No. 63 is just fine with Ferentz
On national football signing date, every coach loves the group of players he just signed. It’s part of the drill. You smile as you face the media and emphasize all the good aspects of the players you recruited, even if the positives are a little hard to find.
On Wednesday, you got the feeling that Kirk Ferentz wasn’t just dutifully espousing the merits of what is allegedly the nation’s 63rd best recruiting class. You got the feeling Ferentz really likes this group. It’s his kind of class – mostly guys rated as two-star recruits by Rivals.com and Scout.com with only a sprinkling of three- and four-star guys.
Ferentz had a top 20 class once, one loaded with four-star guys and even one rare can’t-miss, five-star prospect. The group of players he signed in 2005 checked in at No. 11 nationally but it’s pretty much been a washout. The five-star recruit, Dan Doering, never has been able to beat out guys with many fewer stars in front of their names. Of the 23 players the Hawkeyes signed that year, only eight are still around and only two of those eight will be coming back next fall as returning starters – Pat Angerer and Kyle Calloway. They were both three-star guys.

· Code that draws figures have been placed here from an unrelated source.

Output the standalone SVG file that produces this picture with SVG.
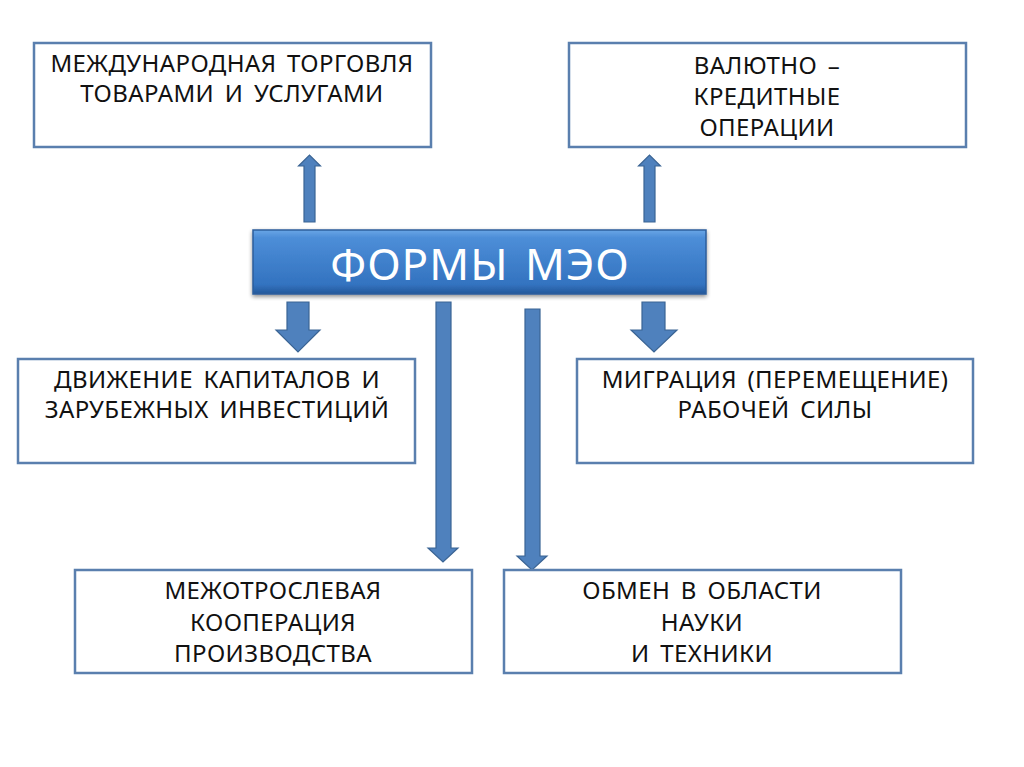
<svg xmlns="http://www.w3.org/2000/svg" width="1024" height="767" viewBox="0 0 1024 767">
<defs>
<linearGradient id="cg" x1="0" y1="0" x2="0" y2="1">
<stop offset="0" stop-color="#6aa6e6"/>
<stop offset="0.12" stop-color="#4d8ed8"/>
<stop offset="0.85" stop-color="#3373c0"/>
<stop offset="1" stop-color="#24589a"/>
</linearGradient>
<filter id="sh" x="-5%" y="-20%" width="110%" height="150%">
<feGaussianBlur in="SourceAlpha" stdDeviation="2"/>
<feOffset dx="0" dy="2" result="b"/>
<feComponentTransfer><feFuncA type="linear" slope="0.45"/></feComponentTransfer>
<feMerge><feMergeNode/><feMergeNode in="SourceGraphic"/></feMerge>
</filter>
</defs>
<style>
.box{fill:#ffffff;stroke:#5a7fae;stroke-width:2.5}
.t{font-family:"Noto Sans","Open Sans","DejaVu Sans",sans-serif;font-size:24px;fill:#111111;text-anchor:middle;letter-spacing:0.4px;word-spacing:4px}
.ar{fill:#4f81bd;stroke:#3a6494;stroke-width:1.2}
.ct{font-family:"Noto Sans","Open Sans","DejaVu Sans",sans-serif;font-size:44px;fill:#ffffff;text-anchor:middle;letter-spacing:1px;word-spacing:4px}
</style>
<rect width="1024" height="767" fill="#ffffff"/>
<g id="connectors">
<polygon class="ar" points="304,222 304,166 298.5,166 309.5,155 320.5,166 315,166 315,222"/>
<polygon class="ar" points="644,222 644,166 638.5,166 649.5,155 660.5,166 655,166 655,222"/>
<polygon class="ar" points="287,302 309,302 309,330 320,330 298,352 276,330 287,330"/>
<polygon class="ar" points="642,302 665,302 665,330 677,330 654,352 631,330 642,330"/>
<polygon class="ar" points="436,302 451,302 451,548 458,548 443,562 428,548 436,548"/>
<polygon class="ar" points="525,309 540,309 540,556 547,556 532,570 517,556 525,556"/>
</g>
<g id="center">
<rect x="253" y="230" width="453" height="64" fill="url(#cg)" stroke="#2b5e9c" stroke-width="1.5" filter="url(#sh)"/>
<text class="ct" x="480" y="280">ФОРМЫ МЭО</text>
</g>
<g id="n1">
<rect class="box" x="34" y="43" width="397" height="104"/>
<text class="t" x="232" y="72">МЕЖДУНАРОДНАЯ ТОРГОВЛЯ</text>
<text class="t" x="232" y="102">ТОВАРАМИ И УСЛУГАМИ</text>
</g>
<g id="n2">
<rect class="box" x="569" y="43" width="397" height="104"/>
<text class="t" x="767" y="74">ВАЛЮТНО –</text>
<text class="t" x="767" y="105">КРЕДИТНЫЕ</text>
<text class="t" x="767" y="136">ОПЕРАЦИИ</text>
</g>
<g id="n3">
<rect class="box" x="18" y="359" width="397" height="104"/>
<text class="t" x="217" y="388">ДВИЖЕНИЕ КАПИТАЛОВ И</text>
<text class="t" x="217" y="418">ЗАРУБЕЖНЫХ ИНВЕСТИЦИЙ</text>
</g>
<g id="n4">
<rect class="box" x="577" y="359" width="396" height="104"/>
<text class="t" x="775" y="388">МИГРАЦИЯ (ПЕРЕМЕЩЕНИЕ)</text>
<text class="t" x="775" y="418">РАБОЧЕЙ СИЛЫ</text>
</g>
<g id="n5">
<rect class="box" x="75" y="570" width="397" height="103"/>
<text class="t" x="273" y="599">МЕЖОТРОСЛЕВАЯ</text>
<text class="t" x="273" y="631">КООПЕРАЦИЯ</text>
<text class="t" x="273" y="662">ПРОИЗВОДСТВА</text>
</g>
<g id="n6">
<rect class="box" x="504" y="570" width="397" height="103"/>
<text class="t" x="702" y="599">ОБМЕН В ОБЛАСТИ</text>
<text class="t" x="702" y="631">НАУКИ</text>
<text class="t" x="702" y="662">И ТЕХНИКИ</text>
</g>
</svg>
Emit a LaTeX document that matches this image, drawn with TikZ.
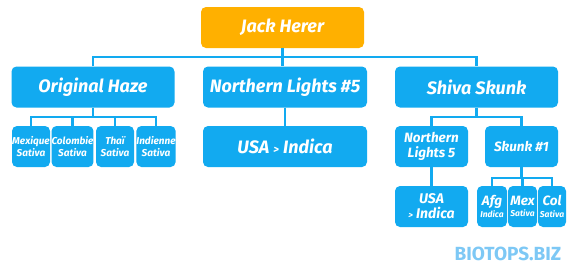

As Ferentz noted Wednesday, most of the best players on the team that went 9-4 last fall were mere two or three-star recruits.
“We saw potential in all those guys but it’s really what they did after they got here that made them players,’’ he said.
The one other thing he said Wednesday that makes a lot of sense is that you can’t judge a recruiting class until three or four years down the road. Chances are, when we get to that point the bunch he signed Wednesday will look a lot better than that ballyhooed 2005 group.